[Problem to solve]: Write out the listing, please, but only from its first line through the line containing "const total = values.reduce((a, b)", exactly as given and without pictures.

::::

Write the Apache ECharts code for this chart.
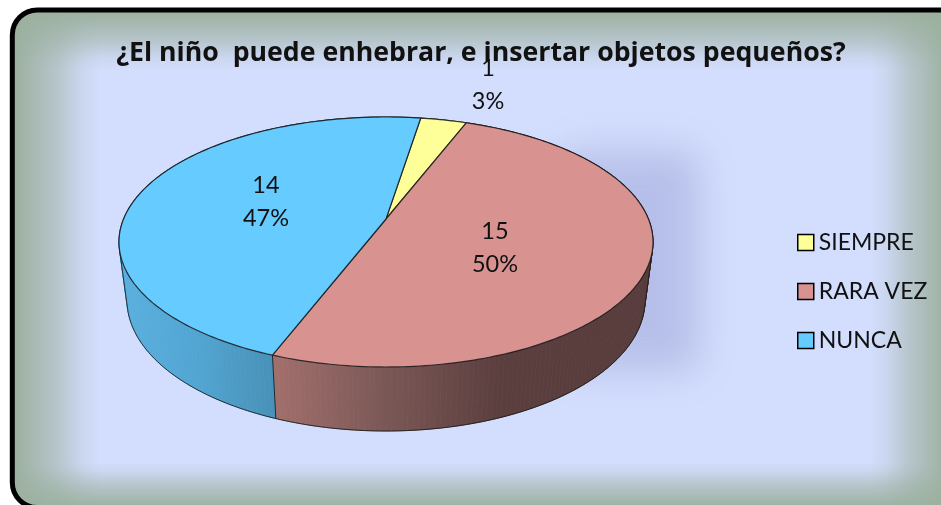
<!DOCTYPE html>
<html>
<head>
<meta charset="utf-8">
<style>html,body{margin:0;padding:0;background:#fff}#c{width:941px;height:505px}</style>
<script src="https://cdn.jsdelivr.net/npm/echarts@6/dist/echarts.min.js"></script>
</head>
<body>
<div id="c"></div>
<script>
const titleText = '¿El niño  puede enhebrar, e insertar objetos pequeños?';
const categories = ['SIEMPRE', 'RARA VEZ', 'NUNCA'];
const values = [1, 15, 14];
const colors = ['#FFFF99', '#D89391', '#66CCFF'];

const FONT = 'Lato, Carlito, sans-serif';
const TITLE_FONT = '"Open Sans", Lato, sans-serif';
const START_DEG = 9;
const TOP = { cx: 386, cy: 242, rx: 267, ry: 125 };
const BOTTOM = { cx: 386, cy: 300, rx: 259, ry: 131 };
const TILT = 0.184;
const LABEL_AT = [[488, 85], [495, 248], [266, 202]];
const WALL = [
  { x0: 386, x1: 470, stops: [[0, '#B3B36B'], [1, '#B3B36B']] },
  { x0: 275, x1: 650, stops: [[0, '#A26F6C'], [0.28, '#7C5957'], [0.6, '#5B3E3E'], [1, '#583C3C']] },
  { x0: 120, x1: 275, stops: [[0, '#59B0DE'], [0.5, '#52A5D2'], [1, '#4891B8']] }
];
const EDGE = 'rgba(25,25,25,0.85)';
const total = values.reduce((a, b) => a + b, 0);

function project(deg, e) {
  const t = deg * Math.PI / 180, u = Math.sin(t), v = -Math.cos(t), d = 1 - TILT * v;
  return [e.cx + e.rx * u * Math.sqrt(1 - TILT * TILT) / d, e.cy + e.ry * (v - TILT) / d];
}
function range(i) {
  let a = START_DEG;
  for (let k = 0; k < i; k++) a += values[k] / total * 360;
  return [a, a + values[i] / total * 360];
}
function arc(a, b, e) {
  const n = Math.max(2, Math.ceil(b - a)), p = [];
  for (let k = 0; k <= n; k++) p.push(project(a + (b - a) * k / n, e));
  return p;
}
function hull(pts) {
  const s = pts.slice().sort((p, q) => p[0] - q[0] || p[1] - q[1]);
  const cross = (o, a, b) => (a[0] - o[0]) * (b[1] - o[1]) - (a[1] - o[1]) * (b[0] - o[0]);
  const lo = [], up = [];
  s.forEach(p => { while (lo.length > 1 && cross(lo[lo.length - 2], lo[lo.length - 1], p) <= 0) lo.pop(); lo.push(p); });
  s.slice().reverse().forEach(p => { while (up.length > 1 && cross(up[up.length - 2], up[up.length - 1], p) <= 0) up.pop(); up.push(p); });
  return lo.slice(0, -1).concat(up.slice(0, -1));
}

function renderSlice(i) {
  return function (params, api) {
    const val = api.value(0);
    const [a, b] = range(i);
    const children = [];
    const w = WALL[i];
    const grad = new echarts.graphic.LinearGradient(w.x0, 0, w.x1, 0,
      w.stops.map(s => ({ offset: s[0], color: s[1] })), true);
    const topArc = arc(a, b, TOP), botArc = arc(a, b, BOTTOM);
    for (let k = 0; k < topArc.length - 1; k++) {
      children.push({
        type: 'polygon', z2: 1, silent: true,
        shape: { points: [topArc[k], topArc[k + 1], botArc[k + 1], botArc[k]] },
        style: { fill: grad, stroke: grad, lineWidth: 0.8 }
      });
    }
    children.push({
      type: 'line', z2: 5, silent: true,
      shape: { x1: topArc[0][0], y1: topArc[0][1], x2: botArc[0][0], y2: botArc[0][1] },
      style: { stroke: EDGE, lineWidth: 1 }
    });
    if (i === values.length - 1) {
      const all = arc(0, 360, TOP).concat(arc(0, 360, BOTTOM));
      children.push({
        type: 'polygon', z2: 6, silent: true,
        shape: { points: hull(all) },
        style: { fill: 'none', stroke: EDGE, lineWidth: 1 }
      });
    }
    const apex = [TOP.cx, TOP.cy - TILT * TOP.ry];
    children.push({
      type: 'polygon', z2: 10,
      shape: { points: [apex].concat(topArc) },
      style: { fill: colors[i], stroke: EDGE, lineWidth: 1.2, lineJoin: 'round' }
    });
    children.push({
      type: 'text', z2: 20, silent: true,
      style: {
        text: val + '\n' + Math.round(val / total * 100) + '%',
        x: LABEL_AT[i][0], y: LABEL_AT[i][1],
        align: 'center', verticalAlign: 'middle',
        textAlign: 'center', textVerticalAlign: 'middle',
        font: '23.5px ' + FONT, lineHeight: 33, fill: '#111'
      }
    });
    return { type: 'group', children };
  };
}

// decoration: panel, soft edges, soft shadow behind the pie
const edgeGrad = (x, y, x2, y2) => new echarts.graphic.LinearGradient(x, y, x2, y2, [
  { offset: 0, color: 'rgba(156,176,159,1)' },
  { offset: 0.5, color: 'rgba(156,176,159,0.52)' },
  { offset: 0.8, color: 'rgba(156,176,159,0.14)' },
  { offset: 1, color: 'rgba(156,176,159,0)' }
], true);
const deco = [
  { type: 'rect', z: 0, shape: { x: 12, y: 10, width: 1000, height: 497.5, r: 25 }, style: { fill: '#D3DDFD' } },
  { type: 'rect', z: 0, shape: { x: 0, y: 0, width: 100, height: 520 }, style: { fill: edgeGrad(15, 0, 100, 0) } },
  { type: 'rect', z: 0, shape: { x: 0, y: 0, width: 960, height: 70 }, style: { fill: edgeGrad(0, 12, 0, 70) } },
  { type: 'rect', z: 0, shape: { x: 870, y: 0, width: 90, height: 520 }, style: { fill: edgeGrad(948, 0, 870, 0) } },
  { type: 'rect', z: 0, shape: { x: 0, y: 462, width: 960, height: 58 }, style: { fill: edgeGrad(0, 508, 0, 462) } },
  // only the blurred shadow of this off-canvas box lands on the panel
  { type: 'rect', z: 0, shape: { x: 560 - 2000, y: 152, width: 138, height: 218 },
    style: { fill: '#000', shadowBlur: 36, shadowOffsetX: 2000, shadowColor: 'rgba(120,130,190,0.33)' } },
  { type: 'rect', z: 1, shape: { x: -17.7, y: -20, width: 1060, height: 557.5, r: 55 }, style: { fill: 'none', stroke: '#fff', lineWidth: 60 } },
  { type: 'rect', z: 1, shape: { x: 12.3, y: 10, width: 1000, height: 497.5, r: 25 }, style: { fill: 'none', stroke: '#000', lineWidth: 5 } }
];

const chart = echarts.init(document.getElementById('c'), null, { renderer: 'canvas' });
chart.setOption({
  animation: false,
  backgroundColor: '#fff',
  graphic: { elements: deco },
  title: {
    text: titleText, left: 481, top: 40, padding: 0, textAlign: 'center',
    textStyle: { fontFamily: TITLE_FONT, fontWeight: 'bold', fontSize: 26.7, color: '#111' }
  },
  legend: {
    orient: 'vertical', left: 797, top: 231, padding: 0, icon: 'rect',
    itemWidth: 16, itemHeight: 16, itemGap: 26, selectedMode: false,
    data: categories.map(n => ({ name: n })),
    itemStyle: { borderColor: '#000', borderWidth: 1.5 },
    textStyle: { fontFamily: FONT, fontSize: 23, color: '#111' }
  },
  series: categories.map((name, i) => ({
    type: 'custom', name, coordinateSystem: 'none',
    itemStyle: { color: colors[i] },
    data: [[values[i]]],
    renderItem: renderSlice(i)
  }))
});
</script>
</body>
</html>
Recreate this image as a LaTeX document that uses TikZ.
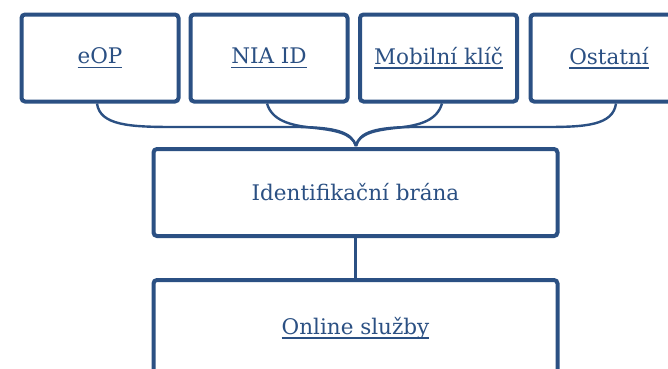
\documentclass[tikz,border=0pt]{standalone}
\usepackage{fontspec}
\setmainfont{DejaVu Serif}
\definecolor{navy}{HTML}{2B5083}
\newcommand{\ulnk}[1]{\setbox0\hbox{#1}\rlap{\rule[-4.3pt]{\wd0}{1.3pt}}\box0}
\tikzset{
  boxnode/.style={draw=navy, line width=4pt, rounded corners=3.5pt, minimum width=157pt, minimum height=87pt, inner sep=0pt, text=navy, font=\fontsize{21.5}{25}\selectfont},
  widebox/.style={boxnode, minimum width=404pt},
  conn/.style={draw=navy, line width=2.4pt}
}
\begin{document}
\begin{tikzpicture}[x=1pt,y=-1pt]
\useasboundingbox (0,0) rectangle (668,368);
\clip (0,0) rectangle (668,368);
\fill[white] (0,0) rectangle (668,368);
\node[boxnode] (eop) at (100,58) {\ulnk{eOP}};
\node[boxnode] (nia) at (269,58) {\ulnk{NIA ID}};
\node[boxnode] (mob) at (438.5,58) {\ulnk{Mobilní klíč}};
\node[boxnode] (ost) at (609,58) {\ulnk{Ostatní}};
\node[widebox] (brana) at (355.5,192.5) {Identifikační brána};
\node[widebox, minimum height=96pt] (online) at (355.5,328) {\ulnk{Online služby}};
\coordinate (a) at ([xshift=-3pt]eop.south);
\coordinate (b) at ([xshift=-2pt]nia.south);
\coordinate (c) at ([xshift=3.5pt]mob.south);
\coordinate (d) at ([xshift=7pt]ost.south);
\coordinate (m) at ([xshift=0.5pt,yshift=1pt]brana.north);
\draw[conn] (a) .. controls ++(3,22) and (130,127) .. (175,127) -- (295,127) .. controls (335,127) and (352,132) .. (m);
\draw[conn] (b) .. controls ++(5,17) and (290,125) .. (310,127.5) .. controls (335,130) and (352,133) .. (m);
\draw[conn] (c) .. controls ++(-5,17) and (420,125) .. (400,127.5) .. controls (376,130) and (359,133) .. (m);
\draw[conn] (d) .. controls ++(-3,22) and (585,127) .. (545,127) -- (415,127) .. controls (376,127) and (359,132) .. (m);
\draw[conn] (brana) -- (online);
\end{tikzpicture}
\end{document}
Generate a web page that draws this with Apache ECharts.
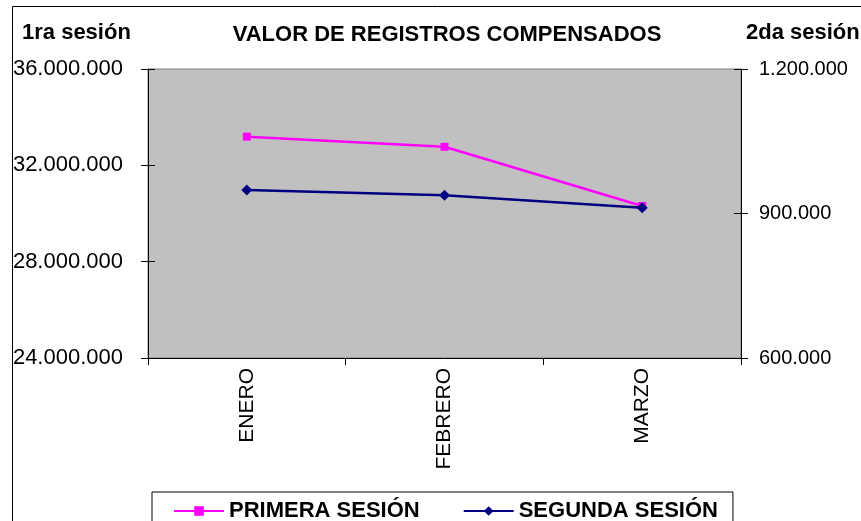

::::

[Solution to this task]:
Write the Apache ECharts code for this chart.
<!DOCTYPE html>
<html>
<head>
<meta charset="utf-8">
<style>html,body{margin:0;padding:0;background:#fff}#c{width:941px;height:505px}</style>
<script src="https://cdn.jsdelivr.net/npm/echarts@6/dist/echarts.min.js"></script>
</head>
<body>
<div id="c"></div>
<script>
const titleText = '¿El niño  puede enhebrar, e insertar objetos pequeños?';
const categories = ['SIEMPRE', 'RARA VEZ', 'NUNCA'];
const values = [1, 15, 14];
const colors = ['#FFFF99', '#D89391', '#66CCFF'];

const FONT = 'Lato, Carlito, sans-serif';
const TITLE_FONT = '"Open Sans", Lato, sans-serif';
const START_DEG = 9;
const TOP = { cx: 386, cy: 242, rx: 267, ry: 125 };
const BOTTOM = { cx: 386, cy: 300, rx: 259, ry: 131 };
const TILT = 0.184;
const LABEL_AT = [[488, 85], [495, 248], [266, 202]];
const WALL = [
  { x0: 386, x1: 470, stops: [[0, '#B3B36B'], [1, '#B3B36B']] },
  { x0: 275, x1: 650, stops: [[0, '#A26F6C'], [0.28, '#7C5957'], [0.6, '#5B3E3E'], [1, '#583C3C']] },
  { x0: 120, x1: 275, stops: [[0, '#59B0DE'], [0.5, '#52A5D2'], [1, '#4891B8']] }
];
const EDGE = 'rgba(25,25,25,0.85)';
const total = values.reduce((a, b) => a + b, 0);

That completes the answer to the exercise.